Cholesterol is used everywhere in the body, and it is actually vital to cell membranes and plays other important roles in human metabolism.  Cholesterol is needed for use in repair of cell membranes and synthesis of steroid hormones and bile salts.  Cholesterol is so important to our bodily functions that the human body synthesizes cholesterol in many body tissues, mostly the liver, but also adrenal cortex, skin, intestines, testes and ovaries.

Blood Cholesterol

The blood cholesterol numbers that we get in a blood test are actually not counting cholesterol per say, but are the levels/amounts of the carriers of cholesterol.

Because of this, I think of “blood cholesterol” as little cholesterol boats: boats to carry cholesterol through the bloodstream.  Our blood is water-based, and cholesterol is oil based, and we all know that oil and water don’t mix, so in order for cholesterol to get to our cells, where it is needed, they need special carriers to carry them through our largely water-based bodies.

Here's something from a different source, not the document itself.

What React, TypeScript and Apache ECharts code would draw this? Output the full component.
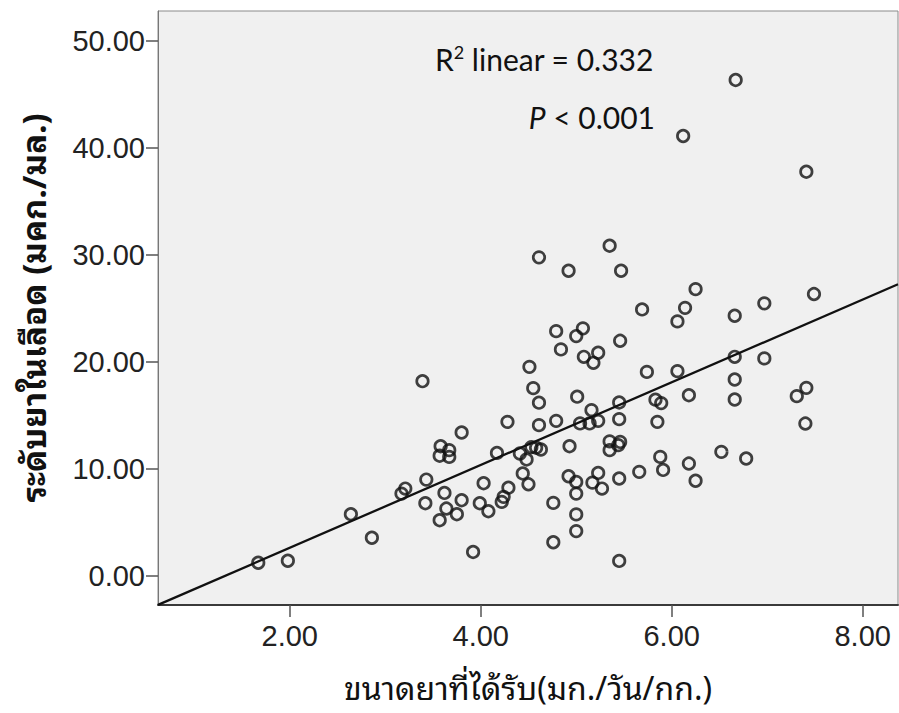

Blood cholesterol starts its journey in the liver.  The liver creates cholesterol, lipids, and Very Low Density Lipoproteins (VLDLs) (lipoproteins are complexes of protein and fat).  These VLDLs are part of the “blood cholesterol”, the cholesterol boats.  The “boats” get filled with cholesterol and lipids, and then launched into the bloodstream.

(Lipids are similar to amino acids in that they are like building blocks – many substances, like hormones, are built with lipids.  Lipids are NOT created only when we eat fat or cholesterol – lipids are formed also as a by-product of carbohydrate and protein digestion.)

The first stop for the VLDLs is fat cells and muscle cells, where the VLDL unloads some of its lipid cargo.  Lipids get stored in fat cells, or sent to muscles for energy production.  Once the VLDL unloads some of its lipid cargo, it increases in density a little bit and is then called Low Density Lipoprotein (LDL).

Out of all of the blood cholesterol parts (VLDL, LDL, HDL), LDLs are the most plentiful.  Their role is important: they deliver cholesterol to cells.  The LDL comes up to a cell and knocks on the “blood cholesterol door” of the cell.  LDLs (including their cholesterol and lipid cargo) are invited into the cells and are used for cell repair and energy production.  When the LDL need is met, the cell takes away the “blood cholesterol doors”.

Note: If you remember, in a previous lesson I introduced the idea that every cell in your body has a bunch of different special doors.  These doors are very picky and finicky.  They are designed to let in specific molecules.

High Cholesterol

The problem comes when there are too many LDLs in the blood, because once all of the cells’ needs are met, and their blood cholesterol doors disappear, the LDL in the bloodstream has no destination, so it gets deposited in and around smooth muscle fibers, which creates atherosclerotic plaque, which contributes to heart disease.

There is another not-so-common way to end up with too many LDLs in the blood.  If a person has too few LDL receptors – their cells don’t make enough “blood cholesterol doors”.

Good cholesterol

Our livers also make High Density Lipoproteins (HDLs), one of the other parts of blood cholesterol.  The role of HDLs is to remove excess cholesterol from body cells and from the blood and transport it to the liver for elimination.  So the HDL boats go through the bloodstream and pick up excess cholesterol and drop it off at the liver.

HDL is what is known as the “good cholesterol”.  The way I remember which is the “good” and which is the “bad” is this:

Low Density Lipoproteins (LDL), are Low quality lipoproteins.  High Density Lipoproteins (HDL), are High quality lipoproteins.  We don’t want low quality, we want high quality, “H” for High, so HDL is the good one.

Note: Of the two most common blood measurements, blood pressure and cholesterol, blood pressure is by far the more important to your health.  High blood pressure is definitely a risk to health; high blood cholesterol may or may not be a health risk.